I am thinking NNW or NW from original deployment. I don't have a clue but it would be nice to find a few of them again. :thumbup:


----------



## NKlamerus (Jan 4, 2016)

All steel? I bet half of them are gone. 

We had the same problem with the "Angelina" out of Destin. We eventually dove on it and if I remember correctly it was split in 2 and each half was nearly rusted away or half sank. 

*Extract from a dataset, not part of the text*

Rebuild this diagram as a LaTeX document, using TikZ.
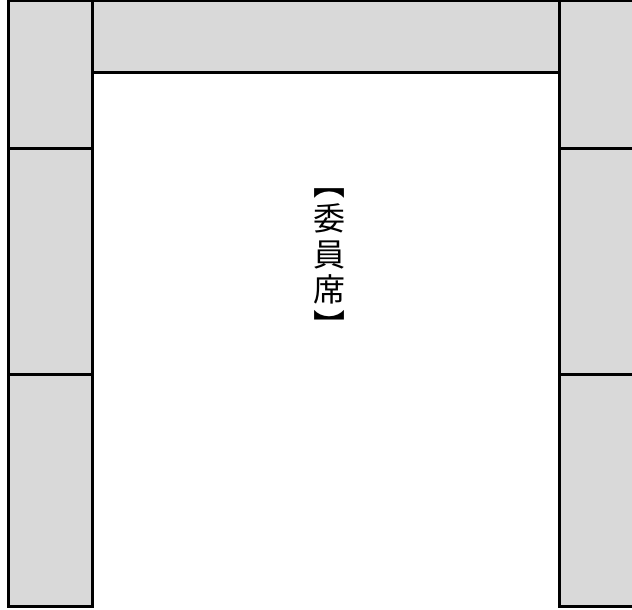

Either invest in a good sonar unit or spend some serious time circling.


----------



## polar21 (Nov 5, 2007)

Garmin 7sv or another side scan unit will help you tremendously if there is still structure. Are fish still hanging around or does nothing show up on the FF?


----------



## Hangover (Aug 5, 2013)

+1 on using a bottom machine with down scan, side scan, chirp and all those bells & whistles. You will get a ton of offers of helping you to find them, but I have a Garmin 7610xsv and if you ever want to work a search into a future dive trip I'd be happy to help. I just like to dive.


----------



## 69Viking (Oct 30, 2008)

Don't forget, Dennis came through the Gulf in early July of 2005 after Ivan. He moved through pretty quick but packed a hell of a punch! Put 24" water line on my house in Mary Esther, I was very thankful I paid the extra to have my house elevated 5' off the ground!


----------